Written problem> Can you output the material exactly as written, minus any pictures it holds?

Supplied data>
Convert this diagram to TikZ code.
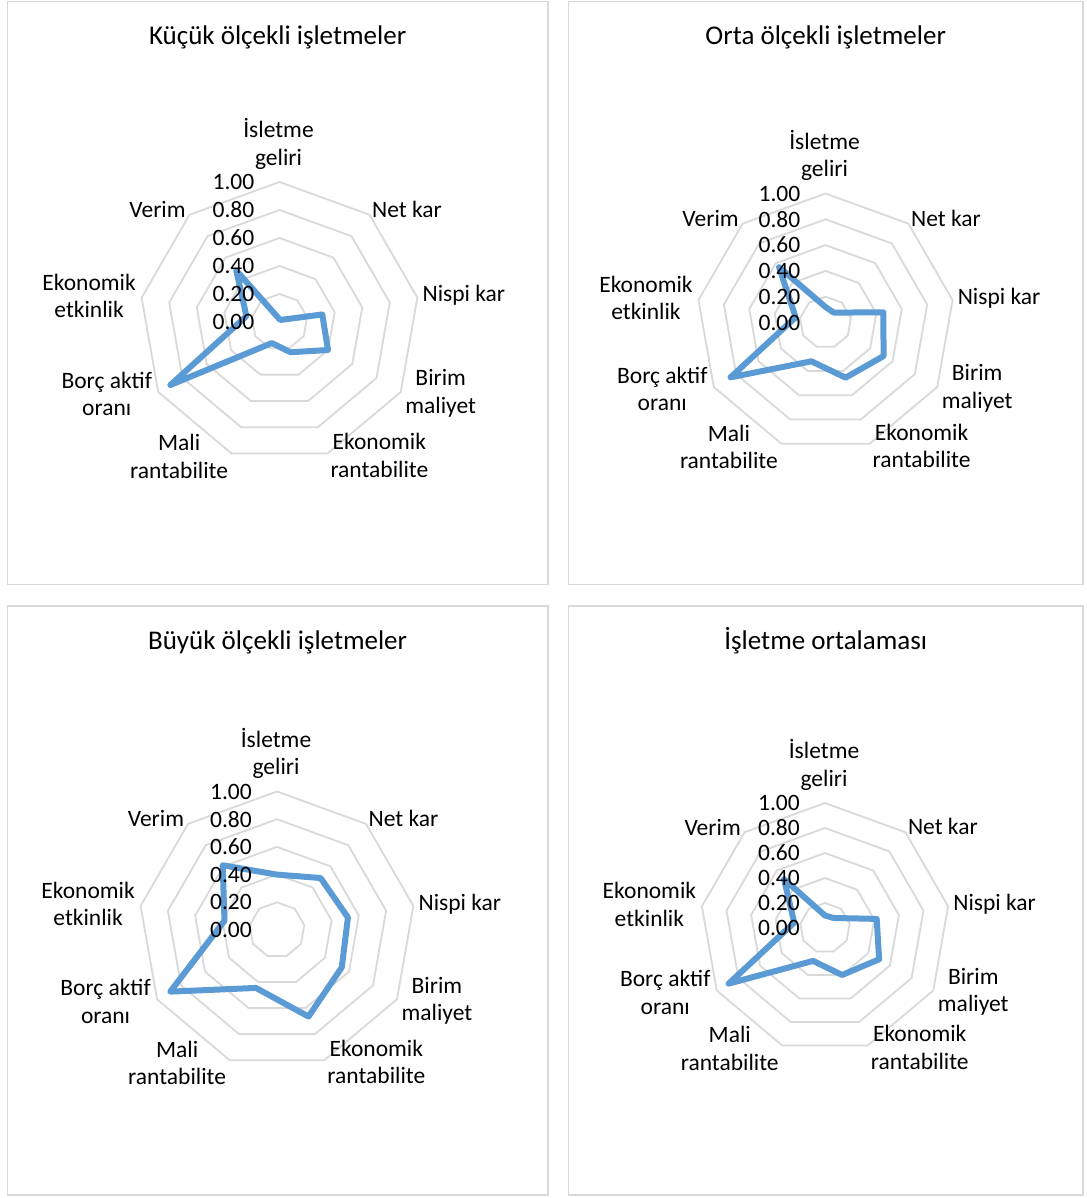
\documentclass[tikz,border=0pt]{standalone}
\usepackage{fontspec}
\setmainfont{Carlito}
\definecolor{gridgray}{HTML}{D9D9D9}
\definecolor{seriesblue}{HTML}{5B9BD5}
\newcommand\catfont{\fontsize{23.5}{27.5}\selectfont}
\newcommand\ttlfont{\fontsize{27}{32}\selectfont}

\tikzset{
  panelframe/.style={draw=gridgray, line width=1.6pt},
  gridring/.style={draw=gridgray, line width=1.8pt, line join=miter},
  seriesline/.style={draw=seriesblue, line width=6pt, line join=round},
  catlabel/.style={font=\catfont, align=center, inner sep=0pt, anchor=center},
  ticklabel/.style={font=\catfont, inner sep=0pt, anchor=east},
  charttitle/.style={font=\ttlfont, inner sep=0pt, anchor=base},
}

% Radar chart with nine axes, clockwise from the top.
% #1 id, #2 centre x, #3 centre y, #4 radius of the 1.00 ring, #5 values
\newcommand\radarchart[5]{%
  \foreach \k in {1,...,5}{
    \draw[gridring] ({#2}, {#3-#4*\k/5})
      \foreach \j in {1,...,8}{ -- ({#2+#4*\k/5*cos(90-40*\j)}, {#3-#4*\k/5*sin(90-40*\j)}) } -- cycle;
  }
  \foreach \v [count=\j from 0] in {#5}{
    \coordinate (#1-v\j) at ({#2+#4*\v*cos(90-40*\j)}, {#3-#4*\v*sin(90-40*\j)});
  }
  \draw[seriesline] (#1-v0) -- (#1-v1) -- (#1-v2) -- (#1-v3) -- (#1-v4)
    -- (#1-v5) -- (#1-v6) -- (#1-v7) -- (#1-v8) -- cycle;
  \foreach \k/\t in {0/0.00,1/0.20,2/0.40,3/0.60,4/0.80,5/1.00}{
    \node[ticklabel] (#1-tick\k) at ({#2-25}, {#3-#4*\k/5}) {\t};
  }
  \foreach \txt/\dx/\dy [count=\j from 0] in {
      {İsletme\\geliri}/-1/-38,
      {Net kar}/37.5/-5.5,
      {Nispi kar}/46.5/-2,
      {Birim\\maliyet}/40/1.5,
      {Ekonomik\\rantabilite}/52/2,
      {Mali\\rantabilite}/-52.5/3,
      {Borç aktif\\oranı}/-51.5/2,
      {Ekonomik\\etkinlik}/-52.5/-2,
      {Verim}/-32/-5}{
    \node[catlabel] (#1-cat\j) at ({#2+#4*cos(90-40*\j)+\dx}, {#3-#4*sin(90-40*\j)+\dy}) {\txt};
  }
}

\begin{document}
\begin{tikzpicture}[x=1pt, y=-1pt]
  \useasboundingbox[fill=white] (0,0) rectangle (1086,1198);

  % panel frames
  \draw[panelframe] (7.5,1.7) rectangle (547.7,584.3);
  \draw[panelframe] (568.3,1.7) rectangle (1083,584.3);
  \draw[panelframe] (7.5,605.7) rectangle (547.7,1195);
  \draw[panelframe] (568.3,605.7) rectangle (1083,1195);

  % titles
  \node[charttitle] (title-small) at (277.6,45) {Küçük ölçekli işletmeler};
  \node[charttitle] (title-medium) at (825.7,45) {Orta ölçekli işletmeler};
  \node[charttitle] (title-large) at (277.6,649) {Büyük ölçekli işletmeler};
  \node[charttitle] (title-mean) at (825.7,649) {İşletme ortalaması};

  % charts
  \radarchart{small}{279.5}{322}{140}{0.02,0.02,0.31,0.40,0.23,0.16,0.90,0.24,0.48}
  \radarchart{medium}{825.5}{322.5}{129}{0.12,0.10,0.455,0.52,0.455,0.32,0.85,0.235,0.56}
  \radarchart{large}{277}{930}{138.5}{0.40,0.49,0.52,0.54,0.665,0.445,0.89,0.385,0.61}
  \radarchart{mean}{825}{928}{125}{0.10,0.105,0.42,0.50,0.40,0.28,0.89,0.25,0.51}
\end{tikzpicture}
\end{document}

The result>
Convert this diagram to TikZ code.
\documentclass[tikz,border=0pt]{standalone}
\usepackage{fontspec}
\setmainfont{Carlito}
\definecolor{gridgray}{HTML}{D9D9D9}
\definecolor{seriesblue}{HTML}{5B9BD5}
\newcommand\catfont{\fontsize{23.5}{27.5}\selectfont}
\newcommand\ttlfont{\fontsize{27}{32}\selectfont}

\tikzset{
  panelframe/.style={draw=gridgray, line width=1.6pt},
  gridring/.style={draw=gridgray, line width=1.8pt, line join=miter},
  seriesline/.style={draw=seriesblue, line width=6pt, line join=round},
  catlabel/.style={font=\catfont, align=center, inner sep=0pt, anchor=center},
  ticklabel/.style={font=\catfont, inner sep=0pt, anchor=east},
  charttitle/.style={font=\ttlfont, inner sep=0pt, anchor=base},
}

% Radar chart with nine axes, clockwise from the top.
% #1 id, #2 centre x, #3 centre y, #4 radius of the 1.00 ring, #5 values
\newcommand\radarchart[5]{%
  \foreach \k in {1,...,5}{
    \draw[gridring] ({#2}, {#3-#4*\k/5})
      \foreach \j in {1,...,8}{ -- ({#2+#4*\k/5*cos(90-40*\j)}, {#3-#4*\k/5*sin(90-40*\j)}) } -- cycle;
  }
  \foreach \v [count=\j from 0] in {#5}{
    \coordinate (#1-v\j) at ({#2+#4*\v*cos(90-40*\j)}, {#3-#4*\v*sin(90-40*\j)});
  }
  \draw[seriesline] (#1-v0) -- (#1-v1) -- (#1-v2) -- (#1-v3) -- (#1-v4)
    -- (#1-v5) -- (#1-v6) -- (#1-v7) -- (#1-v8) -- cycle;
  \foreach \k/\t in {0/0.00,1/0.20,2/0.40,3/0.60,4/0.80,5/1.00}{
    \node[ticklabel] (#1-tick\k) at ({#2-25}, {#3-#4*\k/5}) {\t};
  }
  \foreach \txt/\dx/\dy [count=\j from 0] in {
      {İsletme\\geliri}/-1/-38,
      {Net kar}/37.5/-5.5,
      {Nispi kar}/46.5/-2,
      {Birim\\maliyet}/40/1.5,
      {Ekonomik\\rantabilite}/52/2,
      {Mali\\rantabilite}/-52.5/3,
      {Borç aktif\\oranı}/-51.5/2,
      {Ekonomik\\etkinlik}/-52.5/-2,
      {Verim}/-32/-5}{
    \node[catlabel] (#1-cat\j) at ({#2+#4*cos(90-40*\j)+\dx}, {#3-#4*sin(90-40*\j)+\dy}) {\txt};
  }
}

\begin{document}
\begin{tikzpicture}[x=1pt, y=-1pt]
  \useasboundingbox[fill=white] (0,0) rectangle (1086,1198);

  % panel frames
  \draw[panelframe] (7.5,1.7) rectangle (547.7,584.3);
  \draw[panelframe] (568.3,1.7) rectangle (1083,584.3);
  \draw[panelframe] (7.5,605.7) rectangle (547.7,1195);
  \draw[panelframe] (568.3,605.7) rectangle (1083,1195);

  % titles
  \node[charttitle] (title-small) at (277.6,45) {Küçük ölçekli işletmeler};
  \node[charttitle] (title-medium) at (825.7,45) {Orta ölçekli işletmeler};
  \node[charttitle] (title-large) at (277.6,649) {Büyük ölçekli işletmeler};
  \node[charttitle] (title-mean) at (825.7,649) {İşletme ortalaması};

  % charts
  \radarchart{small}{279.5}{322}{140}{0.02,0.02,0.31,0.40,0.23,0.16,0.90,0.24,0.48}
  \radarchart{medium}{825.5}{322.5}{129}{0.12,0.10,0.455,0.52,0.455,0.32,0.85,0.235,0.56}
  \radarchart{large}{277}{930}{138.5}{0.40,0.49,0.52,0.54,0.665,0.445,0.89,0.385,0.61}
  \radarchart{mean}{825}{928}{125}{0.10,0.105,0.42,0.50,0.40,0.28,0.89,0.25,0.51}
\end{tikzpicture}
\end{document}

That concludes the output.